§ Given instruction
Print all entries precisely as they are written.

§ Exercise inputs
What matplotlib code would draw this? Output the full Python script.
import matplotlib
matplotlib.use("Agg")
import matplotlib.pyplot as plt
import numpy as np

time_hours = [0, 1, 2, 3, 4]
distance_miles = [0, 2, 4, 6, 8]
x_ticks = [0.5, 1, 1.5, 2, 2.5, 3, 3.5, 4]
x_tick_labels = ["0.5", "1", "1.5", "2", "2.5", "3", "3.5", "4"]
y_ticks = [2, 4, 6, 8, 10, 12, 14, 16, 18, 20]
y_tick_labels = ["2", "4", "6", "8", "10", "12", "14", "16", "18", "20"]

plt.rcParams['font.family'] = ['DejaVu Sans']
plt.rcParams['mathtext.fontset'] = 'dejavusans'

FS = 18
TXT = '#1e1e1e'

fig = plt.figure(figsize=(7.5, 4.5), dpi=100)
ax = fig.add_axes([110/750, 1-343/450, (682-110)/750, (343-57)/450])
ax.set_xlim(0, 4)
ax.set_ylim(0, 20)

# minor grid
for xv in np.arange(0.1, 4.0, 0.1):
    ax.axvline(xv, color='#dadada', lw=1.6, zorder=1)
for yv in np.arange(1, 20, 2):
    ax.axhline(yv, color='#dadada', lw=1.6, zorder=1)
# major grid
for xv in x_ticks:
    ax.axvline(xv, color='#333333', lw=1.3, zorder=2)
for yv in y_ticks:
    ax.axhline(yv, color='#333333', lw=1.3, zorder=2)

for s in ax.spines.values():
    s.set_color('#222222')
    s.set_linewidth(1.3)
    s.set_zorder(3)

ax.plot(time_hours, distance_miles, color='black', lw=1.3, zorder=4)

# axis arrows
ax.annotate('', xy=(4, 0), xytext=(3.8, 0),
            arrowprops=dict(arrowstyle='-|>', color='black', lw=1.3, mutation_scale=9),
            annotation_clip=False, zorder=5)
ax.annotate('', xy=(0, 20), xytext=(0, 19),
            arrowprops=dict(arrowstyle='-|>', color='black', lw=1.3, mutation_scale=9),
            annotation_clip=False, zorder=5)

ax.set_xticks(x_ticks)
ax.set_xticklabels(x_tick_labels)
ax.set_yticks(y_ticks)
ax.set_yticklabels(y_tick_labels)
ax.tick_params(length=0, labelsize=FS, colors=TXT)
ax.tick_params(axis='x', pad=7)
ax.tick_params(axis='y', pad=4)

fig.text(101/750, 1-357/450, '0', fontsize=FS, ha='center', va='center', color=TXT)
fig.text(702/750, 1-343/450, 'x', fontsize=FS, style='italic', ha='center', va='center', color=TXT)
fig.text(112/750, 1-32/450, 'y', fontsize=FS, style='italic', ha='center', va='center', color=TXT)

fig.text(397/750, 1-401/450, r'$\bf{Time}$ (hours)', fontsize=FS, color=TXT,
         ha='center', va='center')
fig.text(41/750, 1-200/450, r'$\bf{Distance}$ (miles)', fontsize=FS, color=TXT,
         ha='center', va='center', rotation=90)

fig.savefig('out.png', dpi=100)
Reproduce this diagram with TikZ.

§ Correct answer
What matplotlib code would draw this? Output the full Python script.
import matplotlib
matplotlib.use("Agg")
import matplotlib.pyplot as plt
import numpy as np

time_hours = [0, 1, 2, 3, 4]
distance_miles = [0, 2, 4, 6, 8]
x_ticks = [0.5, 1, 1.5, 2, 2.5, 3, 3.5, 4]
x_tick_labels = ["0.5", "1", "1.5", "2", "2.5", "3", "3.5", "4"]
y_ticks = [2, 4, 6, 8, 10, 12, 14, 16, 18, 20]
y_tick_labels = ["2", "4", "6", "8", "10", "12", "14", "16", "18", "20"]

plt.rcParams['font.family'] = ['DejaVu Sans']
plt.rcParams['mathtext.fontset'] = 'dejavusans'

FS = 18
TXT = '#1e1e1e'

fig = plt.figure(figsize=(7.5, 4.5), dpi=100)
ax = fig.add_axes([110/750, 1-343/450, (682-110)/750, (343-57)/450])
ax.set_xlim(0, 4)
ax.set_ylim(0, 20)

# minor grid
for xv in np.arange(0.1, 4.0, 0.1):
    ax.axvline(xv, color='#dadada', lw=1.6, zorder=1)
for yv in np.arange(1, 20, 2):
    ax.axhline(yv, color='#dadada', lw=1.6, zorder=1)
# major grid
for xv in x_ticks:
    ax.axvline(xv, color='#333333', lw=1.3, zorder=2)
for yv in y_ticks:
    ax.axhline(yv, color='#333333', lw=1.3, zorder=2)

for s in ax.spines.values():
    s.set_color('#222222')
    s.set_linewidth(1.3)
    s.set_zorder(3)

ax.plot(time_hours, distance_miles, color='black', lw=1.3, zorder=4)

# axis arrows
ax.annotate('', xy=(4, 0), xytext=(3.8, 0),
            arrowprops=dict(arrowstyle='-|>', color='black', lw=1.3, mutation_scale=9),
            annotation_clip=False, zorder=5)
ax.annotate('', xy=(0, 20), xytext=(0, 19),
            arrowprops=dict(arrowstyle='-|>', color='black', lw=1.3, mutation_scale=9),
            annotation_clip=False, zorder=5)

ax.set_xticks(x_ticks)
ax.set_xticklabels(x_tick_labels)
ax.set_yticks(y_ticks)
ax.set_yticklabels(y_tick_labels)
ax.tick_params(length=0, labelsize=FS, colors=TXT)
ax.tick_params(axis='x', pad=7)
ax.tick_params(axis='y', pad=4)

fig.text(101/750, 1-357/450, '0', fontsize=FS, ha='center', va='center', color=TXT)
fig.text(702/750, 1-343/450, 'x', fontsize=FS, style='italic', ha='center', va='center', color=TXT)
fig.text(112/750, 1-32/450, 'y', fontsize=FS, style='italic', ha='center', va='center', color=TXT)

fig.text(397/750, 1-401/450, r'$\bf{Time}$ (hours)', fontsize=FS, color=TXT,
         ha='center', va='center')
fig.text(41/750, 1-200/450, r'$\bf{Distance}$ (miles)', fontsize=FS, color=TXT,
         ha='center', va='center', rotation=90)

fig.savefig('out.png', dpi=100)
Reproduce this diagram with TikZ.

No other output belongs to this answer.